Friday, January 27, 2012

Fingerboards & oil.


About two years ago, I stumbled into a pawn shop looking for... I dunno.  Trouble?  Truth is, our town has several in close proximity, and I'd never darkened their door.  Since the advent of eBay, the fantastic deals of old are long gone - market price is set on the net, blue book be damned, and many of the items end up listed there as well.    As it happened, however, there was a very old, VERY battered Alvarez hanging on the wall with a $40 price tag, and I was feeling a little rebellious.

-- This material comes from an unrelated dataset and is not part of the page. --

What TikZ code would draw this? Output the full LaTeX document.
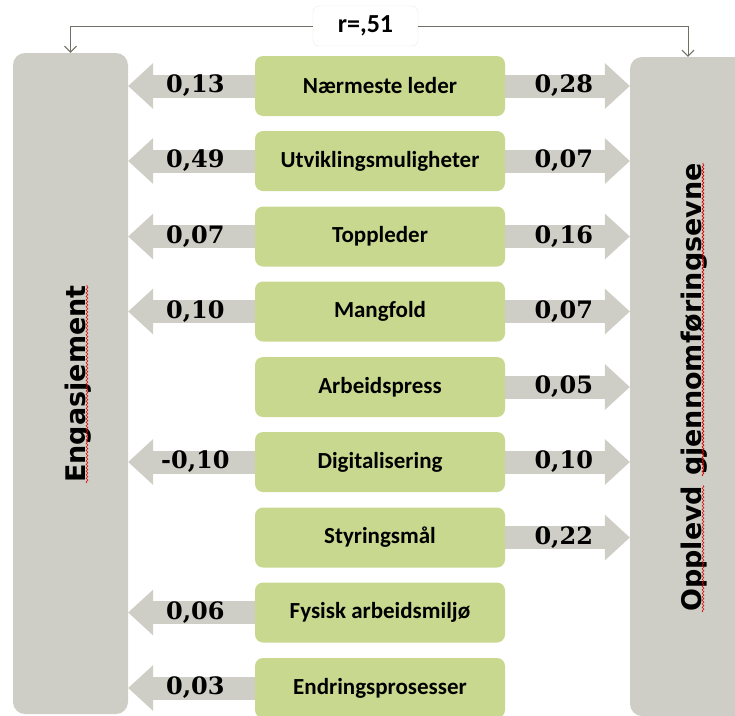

You see, since I settled down and grew preternaturally old, I played.  A lot.  Paid for college, among other things.  But law school has a habit of recruiting amazingly talented & diverse people and flattening them out into little robots - amazingly strong and focused on a but single thing.   And in the years since I went through that process, the guitars have largely stayed in their cases.

But the simple truth is, you want your kids to grow up around YOU.  Who you really are.  And I thought we needed a guitar around the house.  Nothing fancy, mind you.  The nice things stay in their cases.  I needed something I didn't care about.  Something that could get hurt, broken, or outright destroyed.

A $40 Alvarez fit the bill.  Perfectly.

Perfectly good guitar, once I adjusted the tension rod & worked on a few technical details.   Played about as well as I could expect for a $40 axe. 

But it looked like hell.   It had obviously been exposed to the elements.  The top end of the fretboard, along with the high end, were weathered as hell.  So was the bridge, which looked as if it had been left out in the sun for an entire summer.  After a while, I noticed the fretboard was affecting playability as well. 






I reached out to an old friend, who recommended ColorTone Fretboard Finishing oil, which I had seen online.  I took the strings off, wiped everything down, and used 00 grade steel wool and gently rubbed down the fingerboard & the frets.  This removes a thin layer of wood & metal from the guitar.  Made one pass over the fingerboard, came back, wiped it down, and... wow.  Plays like an entirely new guitar.  I had no idea how much this would affect the playability.  The change is remarkable.




Planning on doing the same thing to the Les Paul this weekend.  But of course, I tried it out on the beater first.